Today sees the launch of the Raspberry Pi, a fully-functional computer the size of a credit card selling for about £22. It’s a brilliantly stripped-down device, with a mobile phone charger power socket, a modest (but functional) amount of memory, a few USB ports and a video output that works with most televisions. It comes bundled with Linux and some software that teaches you the basics of computer programming.

It’s an exciting product. Funded entirely by the project’s developers on a non-profit basis, it’s being aimed at schoolchildren, and the first 10,000 built will be shipping to schools. It’ll be great to see how that goes. I don’t know if learning computer programming in school is going to make many students love it – it’s hard to find good IT teachers and, in my experience, having something forced on you at school is a recipe for hating it. But even still, lots of kids will be able to teach themselves on these, either at home or outside normal class time, and that’s great.

I wouldn’t be surprised if the real benefit of the Raspberry Pi device, though, is the rest of the world. Once production of the Raspberry Pi ramps up to meet demand for it, millions of people will suddenly be within reach of owning a computer, instead of having to rely on internet cafes. That means they can spend much more time on them, learning exactly the sort of computer skills that are easily sold across the internet. Adding wifi to the device through a standard wifi dongle  would mean that businesses could sell wifi access in poor neighbourhoods.
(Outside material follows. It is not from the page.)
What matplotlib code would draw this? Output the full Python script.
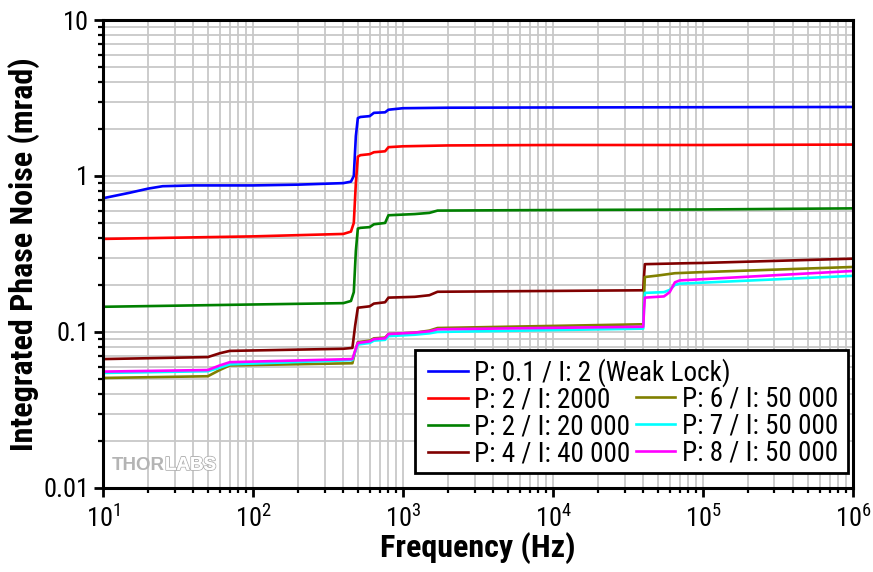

The tragedy of the modern age is how much talent is being wasted in subsistence farming work, with little access to the benefits of the ongoing technological revolution. People across Africa have used cheap mobile phones to develop sophisticated banking and credit systems that have helped to spur investment and remittance transfers from relatives in rich countries. The Raspberry Pi may just be a way of unlocking some of that human capital and unleashing a second, human revolution.